As I started college, I took literature and writing classes which helped my poetry to improve in small increments, and I started to see a world outside of the many sets of blinders I had been given or had picked up and started to wear on my own. I admit to you now, I bristled a bit. For a while I couldn't understand why so many writing contests were geared for women, gays, Hispanics, or Asians. I was wondering where the contests were for straight white men. Why did I have to be Asian to submit my three poems? Why was this press only interested in publishing women? The answer took a little while, but once I realized what was going on, I made my peace with it and moved on. I had been writing bad poetry, bu until I started writing better poetry I had no experience with publishing. It took several of my poems to be accepted to student publications and some early acceptances with non-school journals to see just how lopsided publishing really was. I started to see how women poets, poets of color, and LGBTQ poets needed to see the Heterosexual White Male poet much like Derrida's concept of the Other. What's more, I needed to fix whatever it was in my head/heart which might be offended by them doing that to me. This was a matter of their survival, not mine. I and many others like me will always out, we will always be there, and there is plenty of room at the table for all of us.
When I started reading about what had happened with the BAP 2015, what Michael Derrick Hudson had done, I was more than a little pissed off. I was pissed for all of the reasons I should be pissed, but my anger is not an easy thing to talk about. Asian poets, and actually all poets of color, and poets who have felt the limitations I have not, should be angry. Some might say I have no right to be angry. After all, I am a heterosexual, white male poet. Nothing of who I am as a person or poet has been co-opted. And to an extent, I agree. I do not have a right to that part of the problem Mr. Hudson has created. However, I would say I have a right to a portion of the anger, and that has to do with my being a poet.

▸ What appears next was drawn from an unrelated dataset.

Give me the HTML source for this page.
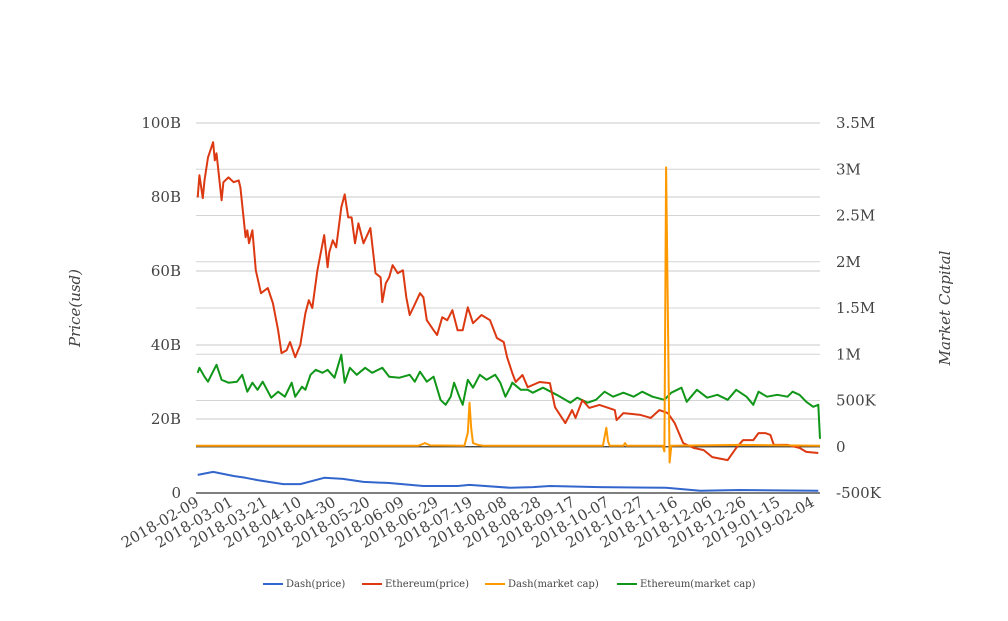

Even as a heterosexual, white male poet, I am extremely angry with Michael Derrick Hudson for treating the poetry community with such contempt and entitlement that he think it acceptable to attempt to rub our collective noses in his shit. I am angry that a poet with as many remarkable successes in placing his poetry in high profile publications, he feels it necessary to play such childish and close-minded games with editors, who have a difficult enough time as it is juggling the egos of poets. I am angry because Hudson's actions are a consolidated effort to cheapen the pride so many poets have earned in their struggle for identity. I am upset because it distracts poets from doing the work of being poets and forces people I admire to wear themselves out explaining how what he did is a big deal and not just a bunch of too-sensitive poets complaining.
Now, I offer no apologies. I do not apologize for my privilege, and I do not apologize for talking about this issue with my narrow perspective. I do not apologize for anything I have said in this post. It's not like my opinion on the matter counts for much. I will say I think what poet Kazim Ali is saying and what poet Kelli Russell Agodon is reminding us on Facebook of, is some of the most loving and positive things we can do. When it comes to talking about this stuff, I am not as elegant as Ali or Agodon, but I do confess this:
I wanted to contribute something worthy of this discussion.